Une semaine après [le début de la guerre], il a commencé à parler de partir
, raconte sa mère, Marie-France Sirois. Ça le touchait, il en avait les larmes aux yeux. Je voyais que ça venait le chercher, c’était fou.
Elle décrit son fils comme quelqu’un de gentil, qui se faisait un devoir de dénoncer les injustices. Les images de civils ukrainiens sous les bombardements, particulièrement les enfants, lui étaient insupportables.
Quand il était petit, il a vécu de l’intimidation, se souvient Marie-France. Il est devenu un grand gaillard, mais je pense qu’il est resté […] le petit garçon qui aurait voulu qu’il y ait plus de gens autour pour le protéger.

Marie-France Sirois et son fils, Émile-Antoine, étaient très proches, comme « en symbiose », dit-elle. Photo : Radio-Canada
Plusieurs membres de la famille ont tenté de le dissuader de se rendre au front, en vain. Rien ne pouvait le convaincre, le faire changer d’idée
, laisse tomber sa mère.
En quelques semaines, Émile-Antoine a quitté son emploi et sous-loué son appartement au centre-ville. Il est parti pour l’Ukraine le 27 mars.
J’aurais voulu connaître Émile-Antoine plus longtemps
En route, le Québécois a bien vu qu’il n’était pas le seul à faire ce périple.
J’aurais voulu connaître Émile-Antoine plus longtemps
, explique James, un jeune Américain. Nous nous sommes rencontrés en Pologne. J’ai vu tout de suite son sac à dos camouflage et je lui ai demandé s’il allait en Ukraine comme moi. Il m’a dit oui et comme il n’avait pas de plan particulier, il a rejoint notre groupe.
Je suis content qu’il ait décidé de le faire, ajoute-t-il. Il nous faisait rire constamment.
Émile-Antoine s’est lié d’amitié avec ses compagnons, qui se sont tous enrôlés dans l’armée ukrainienne au mois de mai.

Émile et AJ, un jeune vétéran de l’armée américaine, se sont rencontrés dans un bar de Kiev.
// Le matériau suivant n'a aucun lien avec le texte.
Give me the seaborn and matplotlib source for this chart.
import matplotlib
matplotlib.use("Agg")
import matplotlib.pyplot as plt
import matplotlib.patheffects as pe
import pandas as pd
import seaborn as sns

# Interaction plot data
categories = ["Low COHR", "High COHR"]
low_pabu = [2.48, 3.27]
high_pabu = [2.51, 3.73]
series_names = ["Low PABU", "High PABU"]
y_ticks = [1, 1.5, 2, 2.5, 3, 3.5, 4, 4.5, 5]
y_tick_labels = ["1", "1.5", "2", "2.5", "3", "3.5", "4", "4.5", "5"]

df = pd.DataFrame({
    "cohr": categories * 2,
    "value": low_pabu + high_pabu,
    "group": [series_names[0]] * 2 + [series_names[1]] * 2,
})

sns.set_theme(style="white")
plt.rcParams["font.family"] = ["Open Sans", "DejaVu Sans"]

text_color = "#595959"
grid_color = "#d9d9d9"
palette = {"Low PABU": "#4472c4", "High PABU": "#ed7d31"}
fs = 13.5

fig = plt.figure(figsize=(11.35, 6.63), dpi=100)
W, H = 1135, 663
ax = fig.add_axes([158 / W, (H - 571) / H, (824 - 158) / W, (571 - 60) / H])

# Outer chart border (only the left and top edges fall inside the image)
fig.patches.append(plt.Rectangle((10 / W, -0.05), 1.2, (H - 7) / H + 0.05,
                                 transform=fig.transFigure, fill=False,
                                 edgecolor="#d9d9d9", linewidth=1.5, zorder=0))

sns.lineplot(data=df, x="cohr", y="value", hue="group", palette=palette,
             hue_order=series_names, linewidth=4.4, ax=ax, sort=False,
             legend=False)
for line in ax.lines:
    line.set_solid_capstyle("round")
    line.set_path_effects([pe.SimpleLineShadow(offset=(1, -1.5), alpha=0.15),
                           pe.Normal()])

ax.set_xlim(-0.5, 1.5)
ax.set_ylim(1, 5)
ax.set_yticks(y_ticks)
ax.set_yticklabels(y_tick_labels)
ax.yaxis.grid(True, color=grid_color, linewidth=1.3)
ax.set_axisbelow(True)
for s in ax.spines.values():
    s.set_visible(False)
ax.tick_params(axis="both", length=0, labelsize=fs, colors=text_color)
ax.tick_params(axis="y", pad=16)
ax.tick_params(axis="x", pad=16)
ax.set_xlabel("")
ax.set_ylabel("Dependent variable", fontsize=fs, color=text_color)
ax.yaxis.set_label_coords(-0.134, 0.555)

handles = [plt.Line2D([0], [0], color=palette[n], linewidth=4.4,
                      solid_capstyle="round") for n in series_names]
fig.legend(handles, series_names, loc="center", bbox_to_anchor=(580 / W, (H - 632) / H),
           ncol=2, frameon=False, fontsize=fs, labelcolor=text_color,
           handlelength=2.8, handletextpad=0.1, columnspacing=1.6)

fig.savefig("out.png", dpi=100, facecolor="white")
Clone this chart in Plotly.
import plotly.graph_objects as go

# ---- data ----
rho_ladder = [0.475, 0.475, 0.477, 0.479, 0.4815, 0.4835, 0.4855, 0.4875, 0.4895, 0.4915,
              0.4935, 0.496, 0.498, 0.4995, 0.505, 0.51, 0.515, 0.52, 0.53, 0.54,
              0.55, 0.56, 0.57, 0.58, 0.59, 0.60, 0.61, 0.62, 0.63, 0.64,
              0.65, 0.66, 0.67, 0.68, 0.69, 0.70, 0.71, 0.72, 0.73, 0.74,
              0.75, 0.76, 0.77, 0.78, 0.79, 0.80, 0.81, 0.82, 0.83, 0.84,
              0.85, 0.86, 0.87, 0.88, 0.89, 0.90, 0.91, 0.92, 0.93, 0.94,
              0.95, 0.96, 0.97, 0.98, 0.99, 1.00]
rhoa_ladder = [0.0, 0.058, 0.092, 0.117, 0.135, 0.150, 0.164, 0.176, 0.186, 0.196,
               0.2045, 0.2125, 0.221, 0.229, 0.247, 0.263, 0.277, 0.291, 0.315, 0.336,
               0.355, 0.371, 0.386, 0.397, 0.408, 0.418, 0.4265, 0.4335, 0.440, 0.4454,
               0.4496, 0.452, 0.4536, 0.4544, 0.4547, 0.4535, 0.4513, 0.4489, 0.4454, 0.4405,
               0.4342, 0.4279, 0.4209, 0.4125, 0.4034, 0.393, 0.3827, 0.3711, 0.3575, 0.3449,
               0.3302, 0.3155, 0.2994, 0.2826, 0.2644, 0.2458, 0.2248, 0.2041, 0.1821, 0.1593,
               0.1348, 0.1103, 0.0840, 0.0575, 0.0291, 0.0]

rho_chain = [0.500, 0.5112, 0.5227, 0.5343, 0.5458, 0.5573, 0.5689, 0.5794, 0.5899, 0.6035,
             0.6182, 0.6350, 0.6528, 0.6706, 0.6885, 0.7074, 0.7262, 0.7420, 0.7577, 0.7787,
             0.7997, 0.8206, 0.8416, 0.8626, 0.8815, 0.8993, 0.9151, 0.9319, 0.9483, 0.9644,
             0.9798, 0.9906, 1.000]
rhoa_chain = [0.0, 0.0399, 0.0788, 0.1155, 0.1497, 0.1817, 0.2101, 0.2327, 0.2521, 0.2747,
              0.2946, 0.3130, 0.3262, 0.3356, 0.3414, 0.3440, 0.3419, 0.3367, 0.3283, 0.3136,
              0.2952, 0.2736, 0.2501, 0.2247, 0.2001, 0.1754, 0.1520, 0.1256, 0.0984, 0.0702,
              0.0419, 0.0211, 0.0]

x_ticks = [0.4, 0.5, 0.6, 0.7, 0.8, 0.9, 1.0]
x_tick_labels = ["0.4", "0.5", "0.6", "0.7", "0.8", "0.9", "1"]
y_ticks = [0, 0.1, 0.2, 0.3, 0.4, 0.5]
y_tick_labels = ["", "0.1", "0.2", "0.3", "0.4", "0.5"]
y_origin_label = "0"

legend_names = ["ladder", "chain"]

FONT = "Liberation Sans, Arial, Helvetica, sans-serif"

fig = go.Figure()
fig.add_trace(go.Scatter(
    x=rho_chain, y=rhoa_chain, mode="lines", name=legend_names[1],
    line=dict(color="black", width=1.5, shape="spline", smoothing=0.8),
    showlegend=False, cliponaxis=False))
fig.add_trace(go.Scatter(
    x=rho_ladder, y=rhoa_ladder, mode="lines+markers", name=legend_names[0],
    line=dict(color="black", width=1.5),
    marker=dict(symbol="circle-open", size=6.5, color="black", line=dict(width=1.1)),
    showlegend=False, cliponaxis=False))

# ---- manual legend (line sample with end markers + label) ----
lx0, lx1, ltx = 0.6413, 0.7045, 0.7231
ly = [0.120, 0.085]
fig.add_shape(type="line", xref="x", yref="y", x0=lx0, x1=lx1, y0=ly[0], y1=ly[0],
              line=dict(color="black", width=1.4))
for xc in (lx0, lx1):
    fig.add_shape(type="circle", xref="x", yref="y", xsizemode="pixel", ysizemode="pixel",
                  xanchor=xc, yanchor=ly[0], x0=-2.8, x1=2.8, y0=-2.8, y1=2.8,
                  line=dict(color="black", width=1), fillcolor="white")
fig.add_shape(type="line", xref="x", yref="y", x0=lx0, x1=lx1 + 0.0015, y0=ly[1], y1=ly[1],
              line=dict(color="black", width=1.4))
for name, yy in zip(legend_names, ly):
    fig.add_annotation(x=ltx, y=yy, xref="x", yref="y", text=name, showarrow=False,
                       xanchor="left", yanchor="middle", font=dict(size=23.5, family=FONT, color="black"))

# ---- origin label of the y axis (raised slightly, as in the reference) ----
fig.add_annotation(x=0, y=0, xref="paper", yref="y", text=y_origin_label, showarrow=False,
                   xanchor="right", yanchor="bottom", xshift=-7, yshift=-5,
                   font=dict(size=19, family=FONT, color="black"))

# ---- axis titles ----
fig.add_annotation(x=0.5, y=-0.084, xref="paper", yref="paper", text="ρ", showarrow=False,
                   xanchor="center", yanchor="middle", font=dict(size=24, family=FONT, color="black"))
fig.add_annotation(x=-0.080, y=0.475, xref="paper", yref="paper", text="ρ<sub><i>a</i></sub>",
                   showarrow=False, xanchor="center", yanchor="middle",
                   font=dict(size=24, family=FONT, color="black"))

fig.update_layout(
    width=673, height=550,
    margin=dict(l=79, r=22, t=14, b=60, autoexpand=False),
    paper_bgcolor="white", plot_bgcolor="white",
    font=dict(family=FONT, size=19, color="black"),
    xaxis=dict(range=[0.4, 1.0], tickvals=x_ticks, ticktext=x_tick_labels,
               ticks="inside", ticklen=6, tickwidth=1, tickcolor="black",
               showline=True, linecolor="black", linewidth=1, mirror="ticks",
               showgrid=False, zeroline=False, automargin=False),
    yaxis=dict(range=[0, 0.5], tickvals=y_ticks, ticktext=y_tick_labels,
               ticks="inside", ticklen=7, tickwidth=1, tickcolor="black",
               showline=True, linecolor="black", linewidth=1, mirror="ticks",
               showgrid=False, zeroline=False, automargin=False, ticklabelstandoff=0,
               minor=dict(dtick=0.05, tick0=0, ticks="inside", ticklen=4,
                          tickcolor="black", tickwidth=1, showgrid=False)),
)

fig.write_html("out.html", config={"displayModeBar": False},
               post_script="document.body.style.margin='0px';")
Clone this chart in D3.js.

Photo : Alex Chan Tsz Yuk
L’un d’entre eux, surnommé AJ, un autre Américain, raconte qu’ils se sont retrouvés dans l’œil de la tempête
durant l’été.
À un moment en juin, nous étions à Lysychansk, précise-t-il. Nous avons presque été encerclés avant que les Russes prennent la ville.
Quelques semaines plus tard, le 18 juillet, leur unité se trouvait près de Siversk, dans la région de Donestk, quand elle a été prise sous le feu de l’artillerie russe.
L’un de nos camarades a été atteint par des éclats d’obus. Émile-Antoine et d’autres ont tenté de le mettre sur une civière, et c’est là qu’ils ont été tués
, explique AJ, qui n’était qu’à quelques mètres.
Lui et les autres ont battu en retraite, puis ils sont revenus chercher les corps de leurs amis.
Émile-Antoine, Luke et Bryan – deux Américains – de même qu’Edvard – un Suédois – ont eu droit à une cérémonie en leur honneur.
J’ai gardé plusieurs photos et vidéos d’Émile-Antoine, confie AJ. C’était mon premier vrai ami en Ukraine. C’était vraiment un bon gars.
Il lui aura fallu deux jours pour appeler Marie-France et lui apprendre la nouvelle.
Ne pas oublier
Mon fils, je pensais l’avoir longtemps
, déplore-t-elle aujourd’hui, toujours affligée par le deuil.
« Ce que je trouve le plus triste, c’est qu’Émile-Antoine avait encore beaucoup de belles choses à vivre. »— Une citation de Marie-France Roy-Sirois, mère d’Émile-Antoine Roy-Sirois
Elle se console en se disant qu’il a été heureux jusqu’à la fin, qu’il se sentait utile et qu’il était habité d’un certain sentiment d’accomplissement.
Je n’aime pas la guerre, dit-elle, mais je pense qu’il faut souligner le courage de personnes comme mon fils qui disent : « On ne peut pas accepter ça. »
Selon Affaires mondiales Canada, au moins trois Canadiens ont perdu la vie en Ukraine depuis le 24 février 2022.

Marie-France Sirois a pu compter sur le soutien de la communauté ukrainienne de Montréal après le décès de son fils. Photo : Radio-Canada
Marie-France se console également grâce au soutien de la communauté ukrainienne de Montréal, qui a organisé une messe pour son fils à l’église de l’Assomption-de-la-Bienheureuse-Vierge-Marie, en août dernier.
À la fin de la cérémonie, les gens sont venus pour m’offrir leurs condoléances et demander pardon, raconte-elle. C’était quelque chose d’inoubliable. Je leur disais : « Vous n’avez pas à demander pardon, vous souffrez déjà tellement. »
Aujourd’hui, elle et son fils sont liés à ce peuple pour toujours.